The Royal College of Nursing (RCN) has announced it will be working with one of the UK’s largest care home operators to provide 'lifelong learning’ for nursing staff. 

The ‘learning agreement’ with Caring Home Groups signed yesterday (31 July) will provide a framework for the ongoing training and development for employed and agency staff.   

Staff at Caring Home services across the UK will have the chance to become RCN learning representatives and play a ‘crucial role’ in promoting learning with 14 recruited so far, the RCN says.   

Caring Homes Group has more than 5,700 employees including 630 nurses and nursing support workers, and is the parent company for nursing care home provider Caring Homes and Consensus, which provides support and accommodation for people with learning disabilities and additional complex needs.  

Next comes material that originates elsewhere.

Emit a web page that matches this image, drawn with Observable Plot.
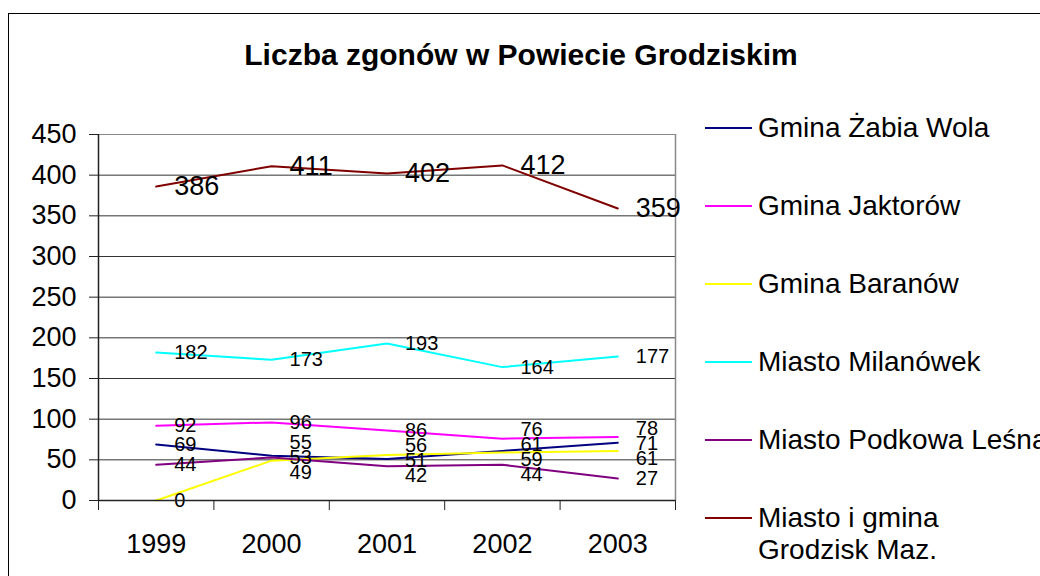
<!DOCTYPE html>
<html><head><meta charset="utf-8">
<script src="https://cdn.jsdelivr.net/npm/d3@7"></script>
<script src="https://cdn.jsdelivr.net/npm/@observablehq/plot@0.6"></script>
<style>
body{margin:0;background:#fff;}
#wrap{position:relative;width:1040px;height:576px;overflow:hidden;font-family:"Liberation Sans",Arial,sans-serif;color:#000;}
#frame{position:absolute;left:8px;top:13px;width:2000px;height:2000px;border-left:1px solid #000;border-top:1px solid #000;}
#title{position:absolute;left:0;width:1042px;top:38px;line-height:34px;text-align:center;font-weight:bold;font-size:30px;}
#chart{position:absolute;left:0;top:0;}
.leg{position:absolute;left:705px;font-size:28px;line-height:32px;white-space:nowrap;}
.leg .sw{position:absolute;left:0;top:15px;width:47px;height:2px;}
.leg .tx{position:absolute;left:53px;top:0;}
</style>
</head><body>
<div id="wrap">
  <div id="frame"></div>
  <div id="title">Liczba zgonów w Powiecie Grodziskim</div>
  <div id="chart"></div>
</div>
<script>
const years = [1999, 2000, 2001, 2002, 2003];
const seriesNames = ["Gmina Żabia Wola", "Gmina Jaktorów", "Gmina Baranów", "Miasto Milanówek", "Miasto Podkowa Leśna", "Miasto i gmina Grodzisk Maz."];
const legendLabels = ["Gmina Żabia Wola", "Gmina Jaktorów", "Gmina Baranów", "Miasto Milanówek", "Miasto Podkowa Leśna", "Miasto i gmina<br>Grodzisk Maz."];
const seriesColors = ["#000080", "#FF00FF", "#FFFF00", "#00FFFF", "#800080", "#800000"];
const zabiaWola = [69, 55, 51, 61, 71];
const jaktorow = [92, 96, 86, 76, 78];
const baranow = [0, 49, 56, 59, 61];
const milanowek = [182, 173, 193, 164, 177];
const podkowaLesna = [44, 53, 42, 44, 27];
const grodzisk = [386, 411, 402, 412, 359];
const yTicks = [0, 50, 100, 150, 200, 250, 300, 350, 400, 450];

const marginTop = 134, marginBottom = 76, height = 576;
const seriesValues = [zabiaWola, jaktorow, baranow, milanowek, podkowaLesna, grodzisk];
const rows = [];
seriesNames.forEach((name, i) => {
  years.forEach((yr, j) => rows.push({series: name, year: yr, value: seriesValues[i][j], labelY: seriesValues[i][j]}));
});
const bigName = seriesNames[5];
const edges = years.map(y => y - 0.5).concat([years[years.length - 1] + 0.5]);
const xMin = edges[0], xMax = edges[edges.length - 1];
const yMax = yTicks[yTicks.length - 1];

// spread small labels in each year column so they do not sit on top of each other
const minGap = 15 * yMax / (height - marginTop - marginBottom);
const small = rows.filter(d => d.series !== bigName);
years.forEach(yr => {
  const col = small.filter(d => d.year === yr).sort((a, b) => b.value - a.value);
  let groups = col.map(d => [d]);
  let changed = true;
  while (changed) {
    changed = false;
    // position each group centred on its mean
    groups.forEach(g => {
      const mean = d3.mean(g, d => d.value);
      g.forEach((d, k) => d.labelY = mean + ((g.length - 1) / 2 - k) * minGap);
    });
    for (let i = 0; i < groups.length - 1; i++) {
      const a = groups[i], b = groups[i + 1];
      if (a[a.length - 1].labelY - b[0].labelY < minGap - 1e-9) {
        groups.splice(i, 2, a.concat(b));
        changed = true;
        break;
      }
    }
  }
});

const chart = Plot.plot({
  width: 1040, height,
  marginLeft: 98, marginRight: 365, marginTop, marginBottom,
  style: {fontFamily: '"Liberation Sans", Arial, sans-serif', fontSize: "27px", background: "transparent", color: "#000", overflow: "visible"},
  x: {domain: [xMin, xMax]},
  y: {domain: [0, yMax]},
  color: {domain: seriesNames, range: seriesColors},
  marks: [
    Plot.gridY(yTicks.filter(t => t > 0 && t < yMax), {stroke: "#333", strokeOpacity: 1, strokeWidth: 1}),
    Plot.ruleY([yMax], {stroke: "#888", strokeWidth: 1.2}),
    Plot.ruleX([xMax], {stroke: "#888", strokeWidth: 1.5}),
    Plot.line(rows, {x: "year", y: "value", z: "series", stroke: "series", strokeWidth: 2}),
    Plot.text(small, {x: "year", y: "labelY", text: d => String(d.value), dx: 18, textAnchor: "start", fontSize: 20, fill: "#000"}),
    Plot.text(rows.filter(d => d.series === bigName), {x: "year", y: "value", text: d => String(d.value), dx: 18, textAnchor: "start", fontSize: 27, fill: "#000"}),
    Plot.ruleY([0], {stroke: "#222", strokeWidth: 1.5}),
    Plot.ruleX([xMin], {stroke: "#222", strokeWidth: 1.5}),
    Plot.axisY({ticks: yTicks, tickSize: 9, tickPadding: 13, fontSize: 27, label: null, tickFormat: d3.format("d"), stroke: "#222"}),
    Plot.axisX({ticks: years, tickSize: 0, tickPadding: 33, fontSize: 27, label: null, tickFormat: d3.format("d")}),
    Plot.axisX({ticks: edges, tickSize: 10, label: null, tickFormat: () => "", stroke: "#222"})
  ]
});
document.getElementById("chart").appendChild(chart);

const wrap = document.getElementById("wrap");
legendLabels.forEach((lab, i) => {
  const d = document.createElement("div");
  d.className = "leg";
  d.style.top = (128 + i * 78 - 16) + "px";
  d.innerHTML = `<span class="sw" style="background:${seriesColors[i]}"></span><span class="tx">${lab}</span>`;
  wrap.appendChild(d);
});
</script>
</body></html>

Irene Murray, national officer at the RCN, said the social care sector previously did not have ‘enough’ RCN representatives, but the national agreement will provide better access for staff to services such as career development and well-being support.  

She said: ‘This agreement gives us the chance to really support our members in the social care sector and make sure we have a base of representatives in place. This agreement means our learning reps know what to expect and formalises that relationship so they can work in partnership with their employer, sitting on relevant groups or committees.   

The RCN can offer learning representatives access to a ‘wealth of resources to help support training and development in their workplace’ through the learning agreement, she said.  

Liz Wallis, director of learning and organisational development at Caring Homes Group, said the learning agreement represented a ‘quality measure’ for the providers.   

She continued: ‘It’s a stamp of quality not just for our nurses and healthcare assistants, but also for the families and individuals we care for and support, because it shows we provide a high-quality service, and invest in the standard of our skilled colleagues.’  

The national agreement is the second of its kind signed by the RCN after it signed a learning agreement with home care provider Interserve Healthcare in 2018.   

The vacancy rate in for nurses in adult social care is 12.3%, according to the latest figures from 2017/18, while Skills for Care estimated that around a third of nurses left their role over the same period

Prime Minister Boris Johnson pledged to ‘fix the crisis’ in social care ‘once and for all’ in his first speech in the job last month.